The creation of industrial holdings was chosen as the path to improved OPK management. Uniting in these holdings enterprises that use old production equipment, lack sufficiently qualified personnel, have eliminated quality control, testing, standardization, and military acceptance offices cannot bring the desired results.  It results only in old weapons unsuited for combat in today’s conflicts.  Rastopshin recommends returning to a Ministry of Defense Industry [sounds a little like one more reform at the top that doesn’t influence the situation below].

Rastopshin sees a gulf between the army’s ‘new profile’ structure and supplying it with new arms.  For this reason, he says, the combat readiness of the new TO&E brigade with old armaments remains extremely low.

He points to NATO’s superiority in conventional arms to say that Russia couldn’t hold out two weeks.  Russia would have to resort not only to strategic, but also tactical nuclear weapons.  So Rastopshin concludes Russia needs to revisit the issue of producing nuclear-armed intermediate and shorter range missiles, and leaving the INF Treaty.  He sees Moscow as having little choice since it’s left choosing between conventional defeat or strategic nuclear conflict.

Rastopshin sums up, it’s time to stop giving the army old, ‘modernized’ weapons, the life cycle of which was long ago used up.  Medvedev himself has said this more than once.

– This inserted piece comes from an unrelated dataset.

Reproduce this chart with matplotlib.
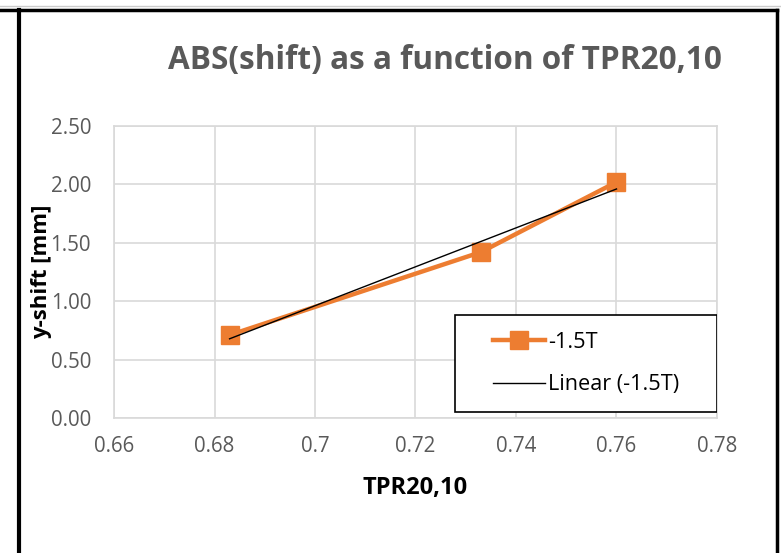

Sadly, Rastopshin offers more criticism than solid answers (except for seeing an INF withdrawal as one path for Russia).  Science and applied science need to be improved as does personnel training for the OPK.  New requirements need to be put on the OPK.  He’d also like to see some of those who have reorganized the OPK punished for irresponsible actions that have damaged the country’s defense capability.